A few notable favorites for the year:

Her Gates Will Never Be Shut: Hell, Hope, and the New Jerusalem by Bradley Jersak
Meeting Brad Jersak and hearing him teach this past summer at the Water to Wine Gathering was a highlight of my year. In this book Brad sketches a truly hopeful view of final things, of an eternal city whose gates are always open and inviting. I need to go re-read this one.

The Cross and the Lynching Tree by James H. Cone
I’m sure I wasn’t ready to read this one when it was published back in 2011. But to pick it up in late 2018 and read Dr. Cone’s insightful parallels between the cross on which Jesus suffered and the trees on which so many black people were lynched throughout American history was a powerful thing. I was struct by how the Bible is adaptable and interpretable (a more palatable word to some might be “relevant”) to such diverse swaths of the human experience.

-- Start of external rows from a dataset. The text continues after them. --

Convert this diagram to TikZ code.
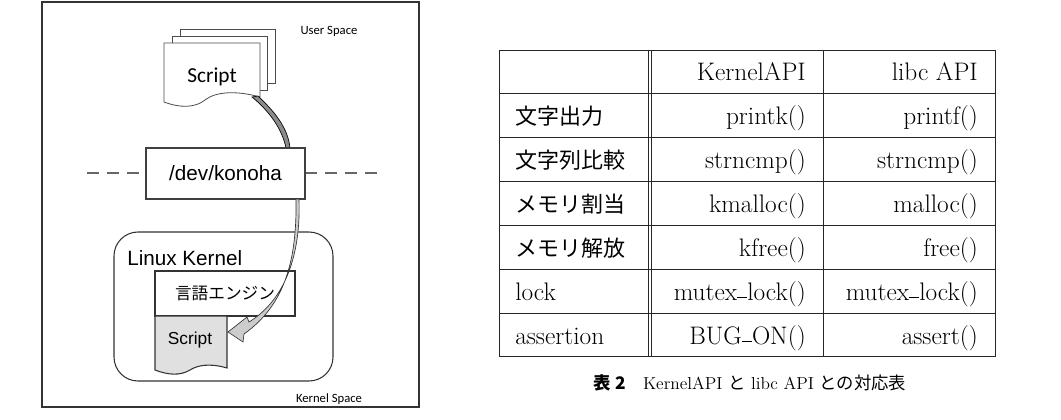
\documentclass[tikz,border=0pt]{standalone}
\usepackage{fontspec}
\newfontfamily\cjk{Noto Sans CJK JP}
\newfontfamily\carfont{Carlito}
\newfontfamily\ari{Liberation Sans}
\begin{document}
\begin{tikzpicture}[x=0.75pt,y=-0.75pt,
  tt/.style={inner sep=0pt,font=\fontsize{19}{21}\selectfont},
  lc/.style={tt,anchor=base west},
  rc/.style={tt,anchor=base east},
  jc/.style={lc,font=\cjk\fontsize{16.5}{18}\selectfont},
  page/.style={draw=black!70,fill=white,line width=0.6pt}]
\useasboundingbox (0,0) rectangle (1061,419);
% left frame
\draw[black!80,line width=1pt] (42,2) rectangle (419,407);
\node[font=\carfont\fontsize{9.5}{11}\selectfont] (us) at (329,31) {User Space};
% script stack
\draw[page] (180,29) -- (275,29) -- (275,83) -- (180,83) -- cycle;
\draw[page] (172,36) -- (267,36) -- (267,90) -- (172,90) -- cycle;
\draw[page] (164,43) -- (260,43) -- (260,97) .. controls (235,90) and (215,92) .. (205,100) .. controls (195,108) and (180,108) .. (164,102) -- cycle;
\node[font=\carfont\fontsize{16}{18}\selectfont] (s1) at (212,77) {Script};
% upper arrow band
\draw[fill=black!45,line width=0.5pt] (258,96) .. controls (275,112) and (288,128) .. (290,148) -- (286,148) .. controls (282,128) and (268,110) .. (252,97) -- cycle;
% dashed line
\draw[dash pattern=on 9pt off 6pt,black!60,line width=1pt] (87,173) -- (146,173);
\draw[dash pattern=on 9pt off 6pt,black!60,line width=1pt] (305,173) -- (378,173);
\node[draw=black!75,line width=0.8pt,fill=white,minimum width=159*0.75pt,minimum height=51*0.75pt,inner sep=0pt,font=\ari\fontsize{15.5}{17}\selectfont] (dev) at (225.5,173.5) {/dev/konoha};
% kernel
\draw[black!80,line width=0.8pt,rounded corners=18pt] (114,232) rectangle (333,381);
\node[anchor=west,inner sep=0pt,font=\ari\fontsize{15.5}{17}\selectfont] (lk) at (127,258) {Linux Kernel};
\node[draw=black!80,line width=0.8pt,fill=white,minimum width=140*0.75pt,minimum height=45*0.75pt,inner sep=0pt,font=\cjk\fontsize{12.5}{14}\selectfont] (eng) at (225,293.5) {言語エンジン};
\draw[fill=black!12,draw=black!80,line width=0.8pt] (155,316) -- (227,316) -- (227,368) .. controls (210,363) and (198,365) .. (190,370) .. controls (180,376) and (168,375) .. (155,370) -- cycle;
\node[font=\ari\fontsize{13}{15}\selectfont] (s2) at (190,340) {Script};
\node[font=\carfont\fontsize{9.5}{11}\selectfont,anchor=north] (ks) at (329,389) {Kernel Space};
% lower arrow
\draw[fill=black!20,draw=black!80,line width=0.5pt] (299,199) .. controls (301,255) and (285,300) .. (249,322) -- (247,317) -- (228,332) -- (243,342) -- (244,334) .. controls (285,305) and (297,260) .. (296,199) -- cycle;
% table
\begin{scope}[line width=0.7pt,black!85]
\draw (499,50) rectangle (995,356);
\foreach \y in {93,137,181,225,269,313} \draw (499,\y) -- (995,\y);
\draw (648,50) -- (648,356);
\draw (651,50) -- (651,356);
\draw (823,50) -- (823,356);
\end{scope}
\node[rc] (h1) at (806,80) {KernelAPI};
\node[rc] (h2) at (978,80) {libc API};
\node[jc] (r1) at (515,124) {文字出力};
\node[rc] (a1) at (806,124) {printk()};
\node[rc] (b1) at (978,124) {printf()};
\node[jc] (r2) at (515,168) {文字列比較};
\node[rc] (a2) at (806,168) {strncmp()};
\node[rc] (b2) at (978,168) {strncmp()};
\node[jc] (r3) at (515,212) {メモリ割当};
\node[rc] (a3) at (806,212) {kmalloc()};
\node[rc] (b3) at (978,212) {malloc()};
\node[jc] (r4) at (515,256) {メモリ解放};
\node[rc] (a4) at (806,256) {kfree()};
\node[rc] (b4) at (978,256) {free()};
\node[lc] (r5) at (515,300) {lock};
\node[rc] (a5) at (806,300) {mutex\rule[0.2ex]{0.4em}{0.04em}lock()};
\node[rc] (b5) at (978,300) {mutex\rule[0.2ex]{0.4em}{0.04em}lock()};
\node[lc] (r6) at (515,344) {assertion};
\node[rc] (a6) at (806,344) {BUG\rule[0.2ex]{0.4em}{0.04em}ON()};
\node[rc] (b6) at (978,344) {assert()};
\node[inner sep=0pt,font=\fontsize{13}{15}\selectfont] (cap) at (750,383) {{\cjk\bfseries 表 2}\quad KernelAPI {\cjk と} libc API {\cjk との対応表}};
\end{tikzpicture}
\end{document}
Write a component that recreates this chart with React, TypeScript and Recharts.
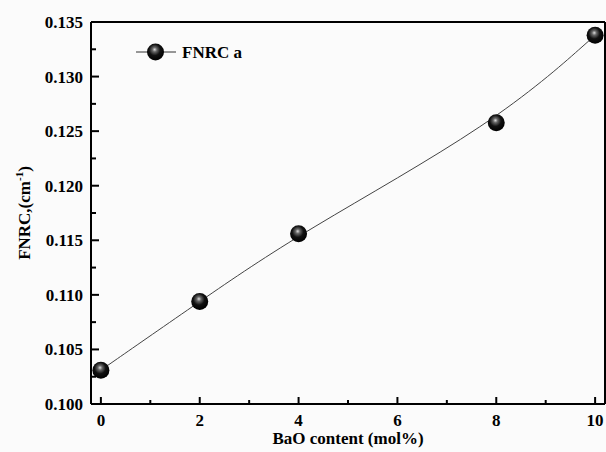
import React from "react";
import { LineChart, Line, XAxis, YAxis, ReferenceLine } from "recharts";

// values
const baoContent = [0, 2, 4, 8, 10];
const fnrcValues = [0.1031, 0.1094, 0.1156, 0.12576, 0.13378];
const seriesName = "FNRC a";

const xTicks = [0, 1, 2, 3, 4, 5, 6, 7, 8, 9, 10];
const xLabelTicks = [0, 2, 4, 6, 8, 10];
const yTicks = [0.1, 0.1025, 0.105, 0.1075, 0.11, 0.1125, 0.115, 0.1175, 0.12, 0.1225, 0.125, 0.1275, 0.13, 0.1325, 0.135];
const yLabelTicks = [0.1, 0.105, 0.11, 0.115, 0.12, 0.125, 0.13, 0.135];

const data = baoContent.map((x, i) => ({ x, fnrc: fnrcValues[i] }));

const FONT = '"Liberation Serif", "Times New Roman", serif';
const TICK_MARGIN = 10;

const isLabelled = (list: number[], v: number) => list.some((t) => Math.abs(t - v) < 1e-9);

const XTick = (props: any) => {
  const { x, y, payload } = props;
  const axisY = y - TICK_MARGIN;
  const major = isLabelled(xLabelTicks, payload.value);
  return (
    <g>
      <line x1={x} x2={x} y1={axisY} y2={axisY - (major ? 7 : 4)} stroke="#000" strokeWidth={2} />
      {major && (
        <text x={x} y={axisY + 22} textAnchor="middle" fontFamily={FONT} fontWeight="bold" fontSize={17} fill="#000">
          {payload.value}
        </text>
      )}
    </g>
  );
};

const YTick = (props: any) => {
  const { x, y, payload } = props;
  const axisX = x + TICK_MARGIN;
  const major = isLabelled(yLabelTicks, payload.value);
  return (
    <g>
      <line x1={axisX} x2={axisX + (major ? 8 : 5)} y1={y} y2={y} stroke="#000" strokeWidth={2} />
      {major && (
        <text x={axisX - 8} y={y + 6} textAnchor="end" fontFamily={FONT} fontWeight="bold" fontSize={17} fill="#000">
          {payload.value.toFixed(3)}
        </text>
      )}
    </g>
  );
};

const YTitle = (props: any) => {
  const { viewBox } = props;
  const cx = 30;
  const cy = viewBox.y + viewBox.height / 2;
  return (
    <text
      x={cx}
      y={cy}
      transform={`rotate(-90, ${cx}, ${cy})`}
      textAnchor="middle"
      fontFamily={FONT}
      fontWeight="bold"
      fontSize={17}
      fill="#000"
    >
      FNRC,(cm<tspan dy={-7} fontSize={11}>-1</tspan>
      <tspan dy={7}>)</tspan>
    </text>
  );
};

const XTitle = (props: any) => {
  const { viewBox } = props;
  return (
    <text
      x={viewBox.x + viewBox.width / 2}
      y={444}
      textAnchor="middle"
      fontFamily={FONT}
      fontWeight="bold"
      fontSize={17}
      fill="#000"
    >
      BaO content (mol%)
    </text>
  );
};

const Ball = (props: any) => {
  const { cx, cy, index } = props;
  if (cx == null || cy == null) return <g key={index} />;
  return <circle key={index} cx={cx} cy={cy} r={8.5} fill="url(#ballFill)" />;
};

const BallGradient = ({ id }: { id: string }) => (
  <radialGradient id={id} cx="45%" cy="40%" r="60%" fx="45%" fy="35%">
    <stop offset="0%" stopColor="#dcdcdc" />
    <stop offset="22%" stopColor="#666" />
    <stop offset="55%" stopColor="#111" />
    <stop offset="100%" stopColor="#000" />
  </radialGradient>
);

export default function App() {
  return (
    <div style={{ position: "absolute", left: 0, top: 0, width: 606, height: 452, background: "#fbfbfb" }}>
      <LineChart width={606} height={452} data={data} margin={{ top: 22, right: 1, left: 0, bottom: 0 }}>
        <defs>
          <BallGradient id="ballFill" />
        </defs>
        <XAxis
          type="number"
          dataKey="x"
          domain={[-0.2, 10.2]}
          ticks={xTicks}
          allowDataOverflow
          height={48}
          tickSize={0}
          tickMargin={TICK_MARGIN}
          tickLine={false}
          axisLine={{ stroke: "#000", strokeWidth: 2 }}
          tick={<XTick />}
          interval={0}
          label={{ content: <XTitle /> }}
        />
        <YAxis
          type="number"
          domain={[0.1, 0.135]}
          ticks={yTicks}
          allowDataOverflow
          width={91}
          tickSize={0}
          tickMargin={TICK_MARGIN}
          tickLine={false}
          axisLine={{ stroke: "#000", strokeWidth: 2 }}
          tick={<YTick />}
          interval={0}
          label={{ content: <YTitle /> }}
        />
        <ReferenceLine y={0.135} stroke="#000" strokeWidth={2} />
        <ReferenceLine x={10.2} stroke="#000" strokeWidth={2} />
        <Line
          type="basis"
          dataKey="fnrc"
          name={seriesName}
          stroke="#444"
          strokeWidth={1}
          dot={<Ball />}
          activeDot={false}
          isAnimationActive={false}
        />
      </LineChart>
      <svg width={140} height={30} style={{ position: "absolute", left: 130, top: 37 }}>
        <defs>
          <BallGradient id="legendBall" />
        </defs>
        <line x1={6} x2={46} y1={15} y2={15} stroke="#333" strokeWidth={1} />
        <circle cx={25.5} cy={15} r={8.5} fill="url(#legendBall)" />
        <text x={52} y={21} fontFamily={FONT} fontWeight="bold" fontSize={17} fill="#000">
          {seriesName}
        </text>
      </svg>
    </div>
  );
}
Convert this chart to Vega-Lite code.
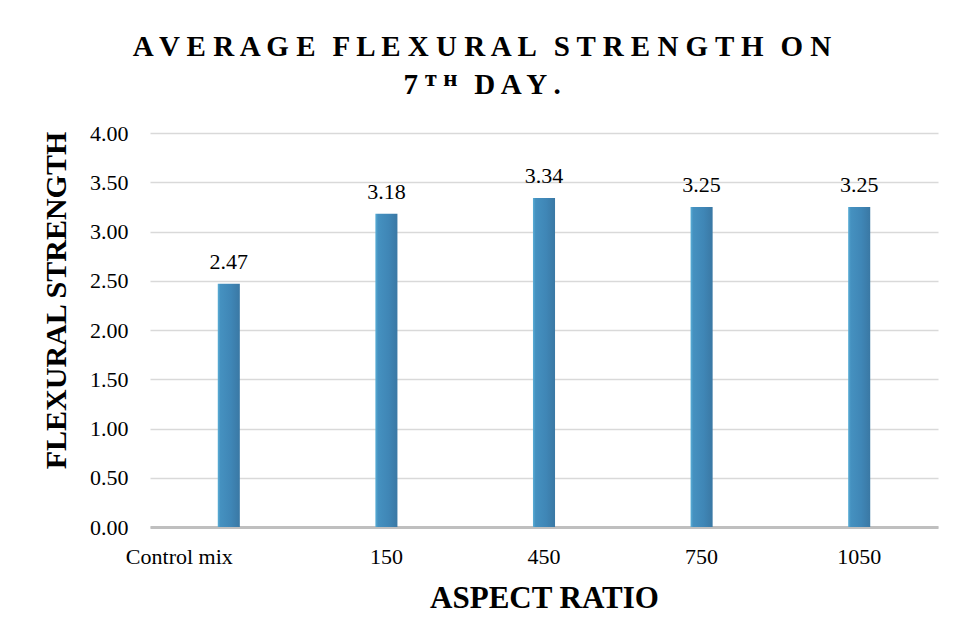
{
  "$schema": "https://vega.github.io/schema/vega-lite/v6.json",
  "autosize": "none",
  "width": 788,
  "height": 394,
  "padding": {"left": 150, "top": 133, "right": 18, "bottom": 116},
  "background": "white",
  "title": {
    "text": ["A V E R A G E\u2002\u200AF L E X U R A L\u2002\u200AS T R E N G T H\u2002\u200AO N", "7 \u1D40 \u1D34\u2002\u200AD A Y ."],
    "font": "Liberation Serif",
    "fontSize": 29,
    "fontWeight": "bold",
    "color": "#000000",
    "anchor": "middle",
    "dx": -62,
    "offset": 22,
    "lineHeight": 38
  },
  "data": {
    "values": [
      {"ratio": "Control mix", "strength": 2.47},
      {"ratio": "150", "strength": 3.18},
      {"ratio": "450", "strength": 3.34},
      {"ratio": "750", "strength": 3.25},
      {"ratio": "1050", "strength": 3.25}
    ]
  },
  "encoding": {
    "x": {
      "field": "ratio",
      "type": "nominal",
      "sort": null,
      "scale": {"paddingInner": 0.86, "paddingOuter": 0.43},
      "axis": {
        "title": "ASPECT RATIO",
        "titleFont": "Liberation Serif",
        "titleFontSize": 31,
        "titleFontWeight": "bold",
        "titleColor": "#000000",
        "titleBaseline": "alphabetic",
        "titleY": 80,
        "labelFont": "Liberation Serif",
        "labelFontSize": 22,
        "labelColor": "#000000",
        "labelAngle": 0,
        "labelBaseline": "alphabetic",
        "labelPadding": 36,
        "labelAlign": {"condition": {"test": "datum.value === 'Control mix'", "value": "right"}, "value": "center"},
        "labelOffset": {"condition": {"test": "datum.value === 'Control mix'", "value": 4}, "value": 0},
        "ticks": false,
        "domainColor": "#bfbfbf",
        "domainWidth": 3
      }
    },
    "y": {
      "field": "strength",
      "type": "quantitative",
      "scale": {"domain": [0, 4]},
      "axis": {
        "title": "FLEXURAL STRENGTH",
        "titleFont": "Liberation Serif",
        "titleFontSize": 30,
        "titleFontWeight": "bold",
        "titleColor": "#000000",
        "titleBaseline": "alphabetic",
        "titleAlign": "center",
        "titleX": -85,
        "titleY": 167,
        "labelFont": "Liberation Serif",
        "labelFontSize": 22,
        "labelColor": "#000000",
        "labelPadding": 22,
        "values": [0, 0.5, 1, 1.5, 2, 2.5, 3, 3.5, 4],
        "format": ".2f",
        "ticks": false,
        "domain": false,
        "gridColor": "#d9d9d9",
        "gridWidth": 1.5
      }
    }
  },
  "layer": [
    {
      "mark": {
        "type": "bar",
        "color": {
          "gradient": "linear",
          "x1": 0, "y1": 0, "x2": 1, "y2": 0,
          "stops": [
            {"offset": 0, "color": "#5aaed6"},
            {"offset": 0.12, "color": "#4591c0"},
            {"offset": 0.6, "color": "#3f86b6"},
            {"offset": 1, "color": "#3a78a4"}
          ]
        }
      }
    },
    {
      "mark": {"type": "text", "baseline": "alphabetic", "dy": -15, "font": "Liberation Serif", "fontSize": 22, "color": "#000000"},
      "encoding": {"text": {"field": "strength", "type": "quantitative", "format": ".2f"}}
    }
  ],
  "config": {"view": {"stroke": null}}
}
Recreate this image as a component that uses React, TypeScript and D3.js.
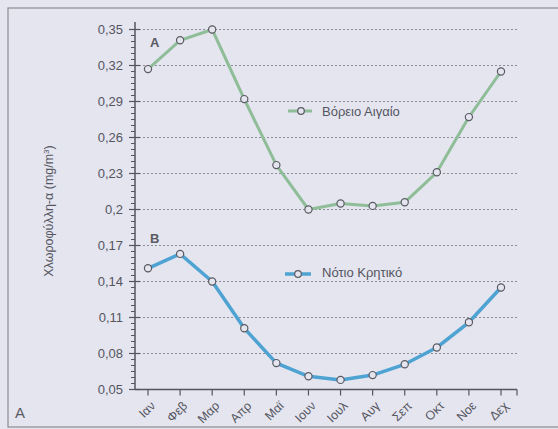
import React from "react";
import * as d3 from "d3";

const months = ["Ιαν", "Φεβ", "Μαρ", "Απρ", "Μαϊ", "Ιουν", "Ιουλ", "Αυγ", "Σεπ", "Οκτ", "Νοε", "Δεχ"];
const northAegean = [0.317, 0.341, 0.35, 0.292, 0.237, 0.2, 0.205, 0.203, 0.206, 0.231, 0.277, 0.315];
const southCrete = [0.151, 0.163, 0.14, 0.101, 0.072, 0.061, 0.058, 0.062, 0.071, 0.085, 0.106, 0.135];
const yTicks = [0.05, 0.08, 0.11, 0.14, 0.17, 0.2, 0.23, 0.26, 0.29, 0.32, 0.35];
const seriesNames = ["Βόρειο Αιγαίο", "Νότιο Κρητικό"];
const panelLabels = ["A", "B"];

const W = 558;
const H = 429;
const FONT = "'Liberation Sans', Arial, sans-serif";

export default function App() {
  const x = d3.scalePoint<string>().domain(months).range([148, 501]);
  const y = d3.scaleLinear().domain([0.05, 0.35]).range([389.5, 29.5]);
  const axisX0 = 135;
  const axisX1 = 517;

  const lineA = d3
    .line<number>()
    .x((_, i) => x(months[i]) as number)
    .y((d) => y(d))
    .curve(d3.curveLinear);
  const lineB = d3
    .line<number>()
    .x((_, i) => x(months[i]) as number)
    .y((d) => y(d))
    .curve(d3.curveLinear);

  const minor: number[] = [];
  for (let i = 0; i < yTicks.length - 1; i++) {
    for (let k = 1; k < 6; k++) {
      minor.push(yTicks[i] + ((yTicks[i + 1] - yTicks[i]) * k) / 6);
    }
  }

  const axisColor = "#55555f";
  const textColor = "#55555f";
  const green = "#8fbd98";
  const blue = "#4ea3d2";
  const bg = "#e4e5ef";

  return (
    <svg width={W} height={H} style={{ position: "absolute", left: 0, top: 0, display: "block" }}>
      <rect x={0} y={0} width={W} height={H} fill={bg} />
      <rect x={8} y={8} width={W + 20} height={419} fill="none" stroke="#8a8a92" strokeWidth={1.2} />

      {/* gridlines */}
      {yTicks.slice(1).map((t) => (
        <line
          key={"g" + t}
          x1={axisX0}
          x2={axisX1}
          y1={y(t)}
          y2={y(t)}
          stroke="#8c8c96"
          strokeWidth={1}
          strokeDasharray="2,2"
        />
      ))}

      {/* y axis */}
      <line x1={axisX0} x2={axisX0} y1={22} y2={y(0.05)} stroke={axisColor} strokeWidth={1.5} />
      {minor.map((t, i) => (
        <line key={"m" + i} x1={axisX0 - 4} x2={axisX0} y1={y(t)} y2={y(t)} stroke={axisColor} strokeWidth={1} />
      ))}
      {yTicks.map((t) => (
        <g key={"t" + t}>
          <line x1={axisX0 - 6} x2={axisX0 + 5} y1={y(t)} y2={y(t)} stroke={axisColor} strokeWidth={1.2} />
          <text
            x={123}
            y={y(t)}
            dy="0.35em"
            textAnchor="end"
            fontFamily={FONT}
            fontSize={13}
            fill={textColor}
          >
            {d3.format(".2~f")(t).replace(".", ",")}
          </text>
        </g>
      ))}

      {/* x axis */}
      <line x1={axisX0} x2={axisX1} y1={y(0.05)} y2={y(0.05)} stroke={axisColor} strokeWidth={1.5} />
      {months.map((m) => (
        <g key={"x" + m}>
          <line x1={x(m)} x2={x(m)} y1={y(0.05)} y2={y(0.05) + 6} stroke={axisColor} strokeWidth={1.2} />
          <text
            transform={`translate(${(x(m) as number) + 5},${y(0.05) + 14}) rotate(-45)`}
            textAnchor="end"
            dy="0.35em"
            fontFamily={FONT}
            fontSize={12.5}
            fill={textColor}
          >
            {m}
          </text>
        </g>
      ))}
      <line x1={axisX1} x2={axisX1} y1={y(0.05)} y2={y(0.05) + 6} stroke={axisColor} strokeWidth={1.2} />

      {/* y label */}
      <text
        transform={`translate(53,${211}) rotate(-90)`}
        textAnchor="middle"
        fontFamily={FONT}
        fontSize={12.5}
        fill={textColor}
      >
        Χλωροφύλλη-α (mg/m<tspan dy="-4" fontSize={8}>3</tspan>
        <tspan dy="4">)</tspan>
      </text>

      {/* series */}
      <path d={lineA(northAegean) || ""} fill="none" stroke={green} strokeWidth={3} strokeLinejoin="round" />
      <path d={lineB(southCrete) || ""} fill="none" stroke={blue} strokeWidth={3.5} strokeLinejoin="round" />
      {northAegean.map((v, i) => (
        <circle key={"a" + i} cx={x(months[i])} cy={y(v)} r={3.6} fill={bg} stroke="#5a5a62" strokeWidth={1.2} />
      ))}
      {southCrete.map((v, i) => (
        <circle key={"b" + i} cx={x(months[i])} cy={y(v)} r={3.6} fill={bg} stroke="#5a5a62" strokeWidth={1.2} />
      ))}

      {/* panel labels */}
      <text x={150} y={47} fontFamily={FONT} fontSize={13} fontWeight="bold" fill="#5a5a62">
        {panelLabels[0]}
      </text>
      <text x={150} y={243} fontFamily={FONT} fontSize={13} fontWeight="bold" fill="#5a5a62">
        {panelLabels[1]}
      </text>

      {/* legends */}
      <line x1={288} x2={312} y1={111} y2={111} stroke={green} strokeWidth={3} />
      <circle cx={301} cy={111} r={3.3} fill={bg} stroke="#5a5a62" strokeWidth={1.2} />
      <text x={322} y={116} fontFamily={FONT} fontSize={13} fill={textColor}>
        {seriesNames[0]}
      </text>
      <line x1={285} x2={311} y1={274} y2={274} stroke={blue} strokeWidth={3.5} />
      <circle cx={298} cy={274} r={3.3} fill={bg} stroke="#5a5a62" strokeWidth={1.2} />
      <text x={322} y={277} fontFamily={FONT} fontSize={13} fill={textColor}>
        {seriesNames[1]}
      </text>

      <text x={15} y={418} fontFamily={FONT} fontSize={15} fill="#5a5a62">
        A
      </text>
    </svg>
  );
}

The Calculating Stars by Mary Robinette Kowal
This one is a sort of alt-history crossed with Hidden Figures written from a strongly feminist viewpoint. Loved it. Next to pass it on to my daughters.

They weren’t all awesome.

Generally if I start in and after 40-50 pages I’m significantly unimpressed, I just put the book back on the return-to-library pile and pick up another one. Life’s too short to stick it out through bad books. There were a few clunkers, though, that I did manage to get all the way through and wouldn’t recommend. Two that stick out are Street Freaks by Terry Brooks (sci-fi writer trying cyber-punk and abusing every cliche in the genre) and The Darkening Age: The Christian Destruction of the Classical World by Catherine Nixey, which I wrote about earlier.

On to 2019!

I started the year thinking that I needed to burn through my Kindle and purchased book backlog. Then a week later I went to the library and borrwed four more books. Maybe I have a problem… but I guess it’s a good sort of problem to have.